Benefiting from the lightweight characteristics of the proposed model, the method is well suited for deployment on edge-side devices, such as shipborne platforms, shore-based monitoring stations, or UAV-mounted systems, thereby enabling local real-time target detection and reducing the need to transmit raw image data. Detection results or compressed intermediate features need only be uploaded to upper-level nodes, which helps alleviate communication bandwidth pressure. Meanwhile, a central server can undertake tasks such as multi-source information fusion, long-term data storage, system-level decision making, and periodic model updates, realizing a hierarchical edge-center collaborative processing paradigm.

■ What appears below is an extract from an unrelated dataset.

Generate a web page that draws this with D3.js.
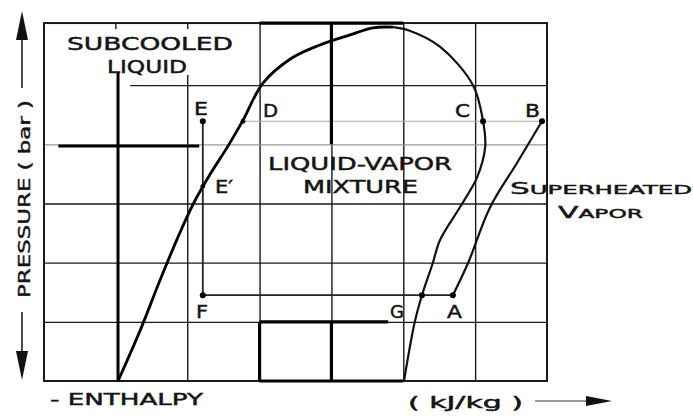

From a system-design perspective, the algorithm’s integration can follow common design principles used in information and control systems for critical infrastructure, including modular architectural design, hierarchical task allocation, redundancy and robustness provisions for communication outages. Similar methodologies have been validated in safety-critical domains such as power transmission line monitoring (Afanaseva and Tulyakov, 2025) [
37]. Although the concrete implementation of large-scale real-time monitoring systems lies beyond the scope of this study, the above discussion indicates that the proposed method has the potential to be engineered as a core algorithmic module within maritime monitoring systems.